There's one subtlety, which is that the volume of the box records its "handedness" in the sign of $\mathbf{A} \cdot \mathbf{B} \times \mathbf{C}$. By handedness, I mean that if we looked at a mirror image of the box, its volume would be multiplied by negative one. If you do that funny thing with your right hand, and find that $\mathbf{B} \times \mathbf{C}$ points the same sort of direction that $\mathbf{A}$ does, you have a righthanded box. Otherwise it's left-handed.

This interpretation of $\mathbf{A} \cdot \mathbf{B} \times \mathbf{C}$ as the volume turns out to be the same as the determinant. To see why, we'll make a list of properties that the area of the box has, and then show that those properties imply the normal calculation of the determinant.
• If the sides of the box are orthonormal (all perpendicular to each other, and all unit length), its volume is one (or minus one for a left-handed box).
• The volume of the box is linear in a vector. By this I mean that if we multiplied any side of the box by some constant, we'd multiply the volume of the entire box by that constant. Also, if we make two boxes that share two vectors but differ in the third, the sum of the volumes is the same as the volume of the box whose third side is the sum of the vectors. Notationally:
$( \alpha \mathbf{A} + \beta \mathbf{A'}) \cdot (\mathbf{B} \times \mathbf{C}) = \alpha \mathbf{A} \cdot \mathbf{B} \times \mathbf{C} + \beta \mathbf{A'} \cdot \mathbf{B} \times \mathbf{C}$
and similarly for $\mathbf{B}$ and $\mathbf{C}$
• If you switch the roles of any two vectors, you'll multiply the volume of the box by minus one. This is obvious if you flip$\mathbf{B}$ and $\mathbf{C}$, because then the angle between them gets measured the opposite way, so its sine is the opposite of what it used to be. The other possibilities you can visualize if you just play around with it a little. It works.
With these properties, we can uniquely determine the value of the volume of the box from its components, and show that it's the determinant. It's a little long for three dimensions, so you can work through that on your own if you want, after seeing it in two dimensions.

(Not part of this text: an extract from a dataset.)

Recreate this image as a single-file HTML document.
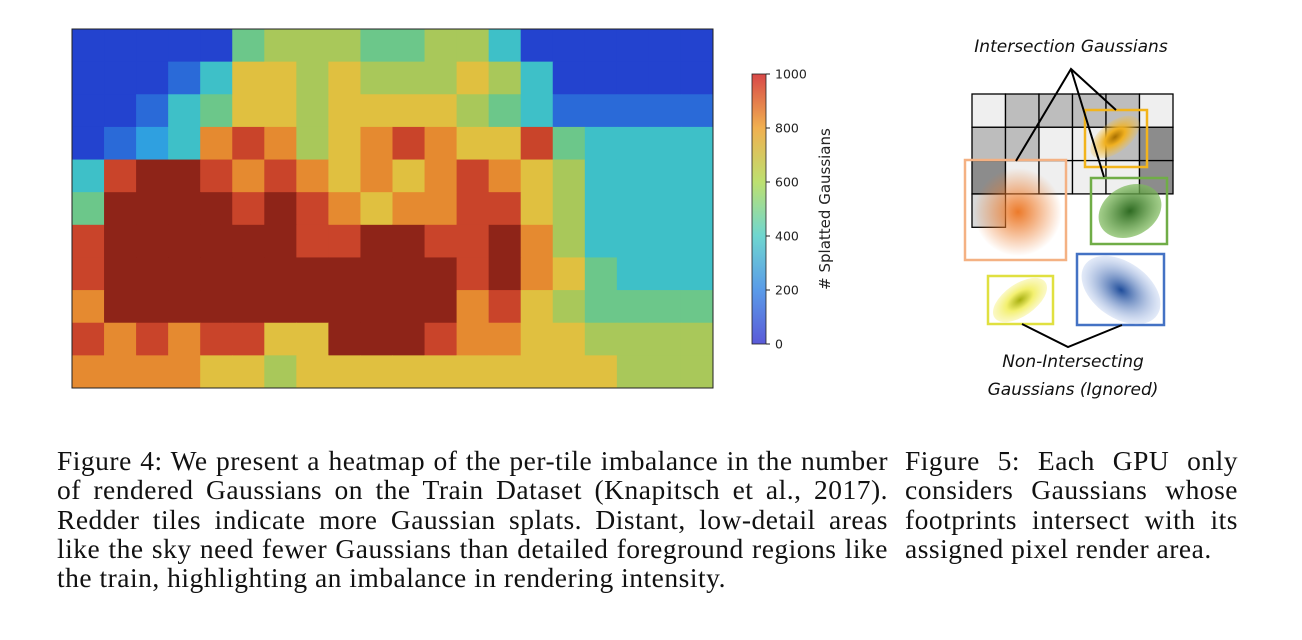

Imagine we have two 2-D vectors in component form, and we put them in a matrix. Then we ask for the determinant. The first property says the determinant of the identity is one.

$\left| \begin{array}{cc} 1 & 0 \\ 0 & 1 \end{array} \right| = 1$

Using linearity in the vectors, we find

$\left| \begin{array}{cc} A_x & 0 \\ 0 & B_y \end{array} \right| = A_x B_y \left| \begin{array}{cc} 1 & 0 \\ 0 & 1 \end{array} \right| = A_x B_y$

Now we switch the vectors in the identity and multiply the determinant by -1.

$\left| \begin{array}{cc} 0 & 1 \\ 1 & 0 \end{array} \right| = -1$

and

$\left| \begin{array}{cc} 0 & A_y \\ B_x & 0 \end{array} \right| = -A_y B_x$

Finally use the linearity within a vector, which states
$\left| \begin{array}{cc} A_x & A_y \\ B_x & B_y \end{array} \right| =
\left| \begin{array}{cc} A_x & 0 \\ B_x & B_y \end{array} \right| + \left| \begin{array}{cc} 0 & A_y \\ B_x & B_y \end{array} \right| =
\left| \begin{array}{cc} A_x & 0 \\ B_x & 0 \end{array} \right| + \left| \begin{array}{cc} A_x & 0 \\ 0 & B_y \end{array} \right| + \left| \begin{array}{cc} 0 & A_y \\ B_x & 0 \end{array} \right| + \left| \begin{array}{cc} 0 & A_y \\ 0 & B_y \end{array} \right|
= A_x B_y - A_y B_x$

where we could drop the determinants of matrices with an entire column zero because they are dependent vectors.

That is the determinant for a 2-by-2 matrix. If you want to do it for 3-by-3, you can use the exact same process of breaking it down into 27 matrices with three nonzero entries each, and then see by permutations of the identity which ones are zero, and where the plus and minus signs go. Out will fall the normal expression for a 3-by-3 determinant.

So that's where that comes from.

#### Why it Matters

In the previous post, we were trying to solve the problem of taking three vectors and finding a linear combination of them that yielded a fourth vector. That is, find $a$, $b$, $c$ such that

$a \mathbf{A} + b \mathbf{B} + c \mathbf{C} = \mathbf{D}$

where $\mathbf{A}$, $\mathbf{B}$, $\mathbf{C}$, and $\mathbf{D}$ are all arbitary vectors.

We worked far enough just to test if the problem had a solution, but we found this result:

$a = \frac{D_\perp B C \sin{\theta}}{\mathbf{A} \cdot \mathbf{B} \times \mathbf{C}}$

From there, we need to find $D_\perp$ by dotting it with a unit vector perpendicular to both $\mathbf{B}$ and $\mathbf{C}$.

$D_\perp = \mathbf{D} \cdot \frac{\mathbf{B} \times \mathbf{C}}{B C \sin{\theta}}$

Plug this into the equation for $a$, and the stuff about $B C \sin{ \theta }$ cancels, leaving

$a = \frac{\mathbf{D} \cdot \mathbf{B} \times \mathbf{C}}{\mathbf{A} \cdot \mathbf{B} \times \mathbf{C}}$

Those are determinants. That's why they matter. They let you solve systems of linear equations, such as the system of linear equations that results from the problem we just solved.